On September 17, 1787, the Constitution was signed by 39 of the original 55 delegates. Several had left the convention altogether. Three others — Elbridge Gerry of Massachusetts and George Mason and Edmund Randolph of Virginia — refused to sign because they lacked confidence in the document's ability to rule the nation. But although no one realized it at the time, the document the delegates signed that day not only gave rise to the government of a new nation, but became a symbol of hope for oppressed peoples all over the world.
Ratifying the Constitution
The Constitution was signed by most of the delegates who created it. Yet the task still remained for the states' governments to approve it. The Constitution itself specified that 9 of the 13 states would have to ratify the document before it could become effective.
Delaware had the honor of being the first state to approve the Constitution on December 7, 1787. But the remaining drive for ratification was far from easy. In three of the largest states — Massachusetts, New York, and Virginia — the contest was close. And the founders knew that the new government would have no chance of succeeding without the support of these large states. So they mounted a campaign in defense of the Constitution by publishing a series of essays in New York newspapers. These essays, which came to be known as The Federalist, were written under the name Publius, a pen name adopted by the authors James Madison, Alexander Hamilton, and John Jay.
People who opposed the Constitution, known as anti-federalists, launched a campaign to defeat ratification, believing the Constitution would make the national government too powerful. But mostly they objected that the document did not contain a bill of rights, which would guarantee citizens certain privileges that the government could never take away from them. Anti-federalists published their own series of essays, under such pen names as Brutus, to discourage ratification.
In response to the opposition, John Hancock at the Massachusetts ratifying convention proposed that a bill of rights be added as the first group of amendments to the Constitution. Ratification in Massachusetts and almost all the rest of the uncommitted states depended on the understanding that adopting a bill of rights would be the new government's first order of business.
On June 21, 1788, the Constitution went into effect when New Hampshire became the ninth state to ratify the document. New York and Virginia followed suit soon thereafter, thus ensuring the new government would have the support it needed to succeed.
Amending the Constitution
The first Congress to conduct business under the authority of the new Constitution met in New York City on March 4, 1789. The issue of a bill of rights was proposed at once, and the new government began following constitutional procedures to change, or amend, the document. According to the Constitution itself, amendments must be approved by at least two thirds of the members of each house of Congress and by three quarters of the states. (There is also an alternate amendment process that has never been used.)

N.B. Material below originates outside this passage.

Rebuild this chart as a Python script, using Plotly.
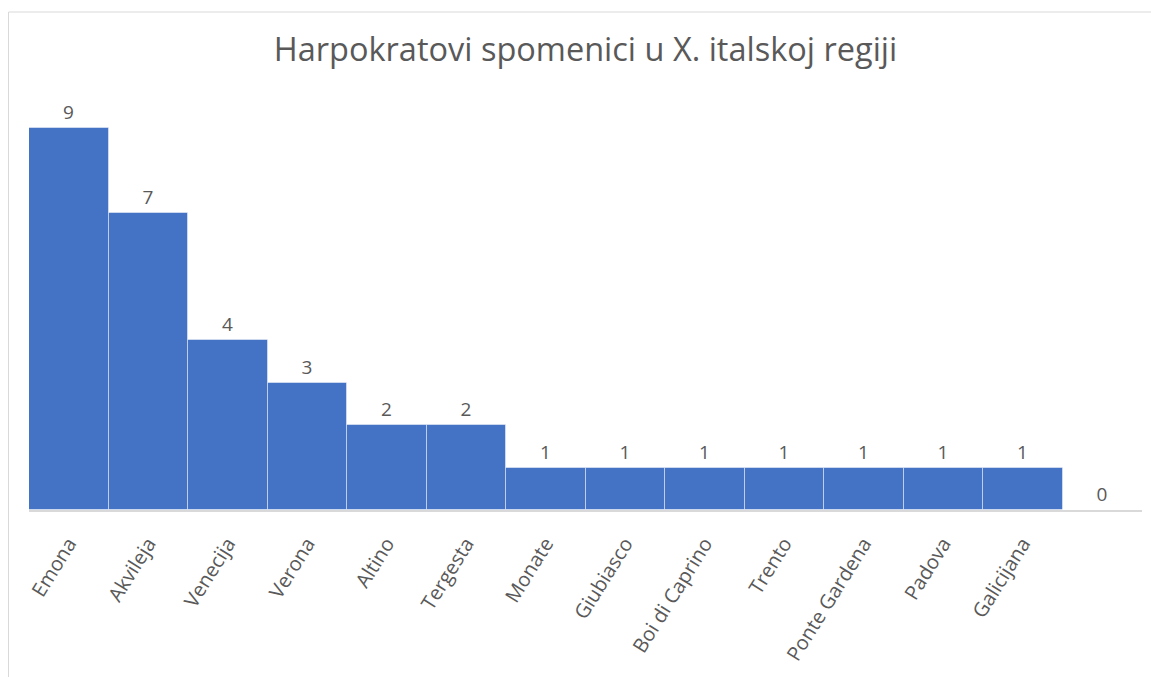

In 1791, the first ten amendments, collectively known as the Bill of Rights, were added to the Constitution. These ten amendments define and protect the rights of the American people. Each of the 16 amendments that followed over the course of the next two centuries reflects, in its own way, the needs and desires of the ever-changing American society. The power to amend the Constitution is the primary reason the document has been able to survive the turbulent changes throughout the past two hundred years.